There is no reason to believe that the trend of increasing publication bias has reversed, suggesting that, in the biological sciences, a publication bias on the order of 90% or greater is likely at this time. This has been verified by meta-analysis of 74 FDA-registered studies of anti-depressants [10], showing that, at that time, studies with positive results were about 10 times as likely to be published as studies that would have reported negative results on the efficacy of the same class of drugs. The practical implication is clear: due to publication bias, there is approximately a 10-to-1 ratio of evidence demonstrating the effectiveness of anti-depressants, when in fact the ratio of evidence was much closer to balanced (actually 38 positive and 24 negative), had all of the results, both positive and negative, been published. But to the uninformed reader, the balance of available evidence clearly favors the efficacy of these drugs. The clinical impact is that confidence in the effectiveness of anti-depressants may very well be misplaced. The scientific implication is that science is and has been contributing and reinforcing false beliefs that will have widespread and lasting implications at all levels of society, public policy, and clinical practice. And we see evidence of this in all walks of life, including the way people believe they need to pre-treat strawberry seeds by freezing them before they plant them.


With all of this in mind, what does the set of data that we collected on strawberry seeds allow us to conclude? Our initial aim was simply to replicate and verify two simple assertions: pre-freezing for 3 to 4 weeks prior to planting is essential for strawberry seed germination, and pre-soaking in water for about an hour immediately before planting is also helpful in this regard.

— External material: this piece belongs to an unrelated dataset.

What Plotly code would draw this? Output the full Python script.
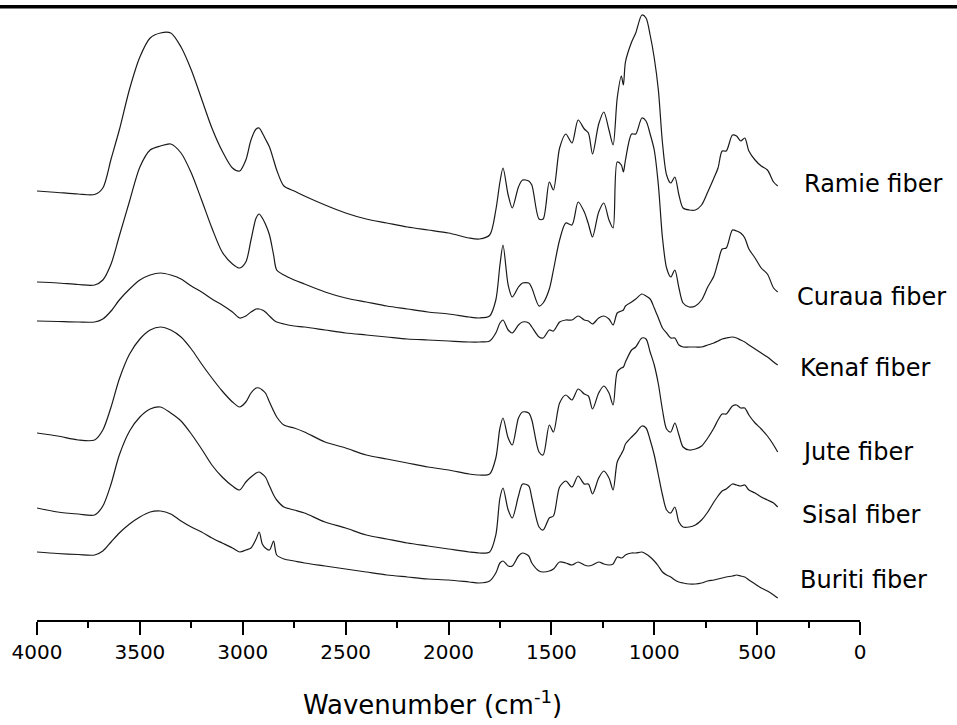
import plotly.graph_objects as go

# FTIR spectra of natural fibres, stacked with vertical offsets (arbitrary units)
wavenumber = [4000, 3900, 3800, 3720, 3680, 3640, 3600, 3550, 3500, 3450,
              3400, 3350, 3300, 3250, 3200, 3150, 3100, 3050, 3015, 2985,
              2960, 2935, 2920, 2905, 2890, 2870, 2850, 2835, 2800, 2750,
              2700, 2600, 2500, 2400, 2300, 2200, 2100, 2000, 1900, 1850,
              1800, 1770, 1750, 1735, 1710, 1690, 1660, 1640, 1610, 1595,
              1560, 1540, 1510, 1490, 1460, 1430, 1400, 1370, 1340, 1320,
              1300, 1270, 1245, 1220, 1200, 1180, 1160, 1150, 1140, 1110,
              1090, 1060, 1040, 1020, 1000, 980, 960, 940, 920, 900,
              880, 860, 830, 800, 770, 740, 710, 690, 670, 650,
              620, 600, 580, 560, 540, 510, 480, 450, 420, 400]

ramie = [429, 427.5, 426, 425.5, 432, 461, 490, 531, 563, 582,
         587, 587, 573, 550, 521, 492, 469, 452, 449, 460,
         480, 491, 492, 487, 481, 473, 460, 450, 434, 429,
         424, 415, 407, 401, 397, 393, 390, 387, 382, 381,
         385, 410, 438, 452, 425, 412, 433, 440, 439, 435,
         401, 401, 438, 430, 472, 486, 477, 500, 491, 487,
         466, 496, 508, 490, 475, 522, 544, 535, 558, 578,
         587, 605, 602, 585, 562, 530, 477, 445, 437, 443,
         425, 412, 410, 410, 415, 428, 442, 452, 469, 469,
         485, 484, 479, 482, 469, 460, 454, 450, 438, 434]

curaua = [338, 337, 335.5, 335, 340, 356, 384, 419, 453, 470,
          474, 476, 467, 447, 420, 392, 368, 356, 352, 358,
          380, 402, 406, 402, 396, 385, 365, 350, 345, 340,
          336, 328, 322, 318, 314, 311, 308, 306, 303, 302,
          304, 320, 355, 375, 335, 323, 333, 337, 337, 332,
          314, 317, 331, 350, 380, 397, 395, 418, 408, 396,
          383, 408, 417, 400, 392, 458, 455, 448, 460, 486,
          486, 502, 499, 486, 470, 435, 382, 352, 343, 350,
          332, 317, 313, 314, 320, 333, 344, 358, 371, 372,
          390, 389, 387, 382, 371, 362, 352, 346, 332, 328]

kenaf = [299, 298.5, 298, 298, 301, 309, 320, 331, 340, 345,
         347, 345, 341, 334, 328, 321, 315, 308, 302, 304,
         308, 311, 311, 310, 308, 304, 300, 298, 296, 294,
         293, 290, 287, 285, 283, 281, 280, 279, 278, 278,
         279, 287, 297, 300, 290, 287, 295, 298, 297, 293,
         283, 282, 290, 289, 298, 300, 300, 304, 300, 299,
         296, 302, 304, 301, 295, 307, 309, 310, 314, 318,
         321, 326, 324, 321, 312, 302, 292, 287, 282, 282,
         275, 273, 273, 273, 273, 275, 277, 279, 281, 282,
         283, 282, 280, 278, 275, 271, 267, 263, 258, 255]

jute = [187, 184, 180, 180, 190, 213, 241, 266, 281, 290,
        293, 290, 283, 271, 256, 242, 229, 218, 213, 218,
        227, 232, 232, 230, 227, 218, 209, 203, 195, 192,
        188, 178, 172, 165, 161, 157, 153, 150, 146, 145,
        146, 162, 192, 202, 182, 175, 202, 208, 207, 200,
        168, 165, 195, 188, 217, 225, 220, 231, 226, 224,
        211, 227, 234, 227, 215, 248, 252, 253, 258, 270,
        273, 282, 281, 268, 255, 236, 210, 191, 188, 197,
        185, 173, 170, 171, 174, 182, 192, 200, 206, 206,
        214, 215, 212, 212, 205, 197, 191, 184, 175, 168]

sisal = [112, 108, 106, 105, 114, 136, 165, 189, 203, 211,
         213, 207, 199, 186, 171, 155, 143, 134, 130, 138,
         143, 147, 148, 146, 143, 134, 125, 120, 113, 110,
         107, 98, 92, 85, 81, 77, 74, 71, 68, 67,
         68, 85, 122, 132, 110, 102, 124, 136, 134, 122,
         93, 90, 102, 104, 133, 139, 133, 144, 136, 136,
         126, 142, 149, 142, 130, 158, 166, 170, 176, 183,
         187, 194, 192, 180, 165, 145, 125, 110, 107, 113,
         98, 93, 93, 95, 100, 108, 118, 124, 129, 131,
         136, 135, 134, 135, 130, 127, 123, 120, 117, 113]

buriti = [68, 66.5, 65.5, 65, 69, 78, 87, 96, 103, 108,
          109, 106, 99, 93, 88, 82, 77, 72, 68, 70,
          72, 81, 88, 76, 72, 70, 79, 65, 61, 59,
          57, 54, 51, 48, 45, 43, 41, 40, 38, 37,
          39, 47, 57, 59, 54, 54, 64, 67, 64, 57,
          49, 48, 49, 51, 58, 57, 55, 58, 55, 54,
          55, 58, 56, 55, 56, 63, 62, 63, 65, 67,
          67, 68, 66, 63, 59, 54, 48, 45, 43, 40,
          38, 37, 36, 36, 37, 39, 40, 41, 42, 43,
          44, 45, 44, 43, 40, 36, 32, 29, 25, 22]

fiber_names = ["Ramie fiber", "Curaua fiber", "Kenaf fiber",
               "Jute fiber", "Sisal fiber", "Buriti fiber"]
spectra = [ramie, curaua, kenaf, jute, sisal, buriti]

x_ticks = [4000, 3500, 3000, 2500, 2000, 1500, 1000, 500, 0]

W, H = 957, 725
ML, MR, MT, MB = 37, 97, 0, 105
PW, PH = W - ML - MR, H - MT - MB

FONT = "DejaVu Sans"

fig = go.Figure()
for name, ys in zip(fiber_names, spectra):
    fig.add_trace(go.Scatter(
        x=wavenumber, y=ys, mode="lines", name=name,
        line=dict(color="#1a1a1a", width=1.2, shape="spline", smoothing=0.8),
        showlegend=False, hoverinfo="skip"))


def px_x(px):
    return (px - ML) / PW


def px_y(py):
    return (H - MB - py) / PH


# spectrum names, placed to the right of each curve
label_pos = [(802, 184), (795, 297), (798, 368), (800, 452), (800, 515), (798, 580)]
for name, (lx, ly) in zip(fiber_names, label_pos):
    fig.add_annotation(text=name, xref="paper", yref="paper",
                       x=px_x(lx), y=px_y(ly), xanchor="left", yanchor="middle",
                       showarrow=False, font=dict(family=FONT, size=24, color="black"))

# axis title
fig.add_annotation(text="Wavenumber (cm<sup>-1</sup>)", xref="paper", yref="paper",
                   x=px_x(432), y=px_y(703), xanchor="center", yanchor="middle",
                   showarrow=False, font=dict(family=FONT, size=26, color="black"))

# rule across the top of the figure
fig.add_shape(type="line", xref="paper", yref="paper",
              x0=px_x(0), x1=px_x(W), y0=px_y(6.7), y1=px_y(6.7),
              line=dict(color="black", width=3.5))

fig.update_layout(
    width=W, height=H,
    margin=dict(l=ML, r=MR, t=MT, b=MB),
    paper_bgcolor="white", plot_bgcolor="white",
    xaxis=dict(range=[4000, 0], tickmode="array", tickvals=x_ticks,
               ticktext=[str(v) for v in x_ticks],
               ticks="outside", ticklen=13, tickwidth=2, tickcolor="black",
               showline=True, linewidth=2, linecolor="black",
               showgrid=False, zeroline=False,
               tickfont=dict(family=FONT, size=20, color="black"),
               minor=dict(ticks="outside", ticklen=6, tickwidth=2,
                          tickcolor="black", tickmode="linear", tick0=0, dtick=250)),
    yaxis=dict(range=[0, 620], visible=False, showgrid=False, zeroline=False),
)

fig.write_html("out.html")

We took these statements as “given”, and endeavored to show whether these effects were additive, and whether or not they interacted with, or were synergistic with, or perhaps could be further enhanced or replaced by, a brief exposure to PEMF. In the initial phases of the experiment, we simply endeavored to replicate these basic beliefs as a starting point. But the resulting data did not support these beliefs.

While the negative findings are certainly not conclusive, I consider them to be highly suggestive that some of the commonly held “facts” about how one should plant strawberry seeds should be revisited with a skeptical eye. I would go further to say that this may indeed be the case for much of the received wisdom as it relates to gardening and agriculture in general. Further, the evidence strongly suggests that, concerning matters of somewhat more importance than strawberry seed germination rates, such as cures, treatments, and scientific understanding of cancer, diabetes, cardiovascular disease, and vaccine safety and efficacy, the integrity of academic science is increasingly in question due to the self-inflicted wounds of irreproducibility and publication bias.

How can this possibly be fixed? It is a complex issue that will take decades to correct, but it is possible to start now with a simple strategy. For any belief that is widely accepted, the practice of which has significant impact on the cost, complexity, effort, or outcome of any activity, we offer the Russian proverb Doveryai, no proveryai (Russian: Доверяй, но проверяй); “Trust, but verify”. If it is important, it may be worth additional or renewed scientific scrutiny. If it is supported it should be published, but especially if it can be shown to be false, by all means, publish it.

And with all of this, it may still be true that my negative findings may be in error. I am willing to cheerfully accept that if someone bothers to trust, but verify.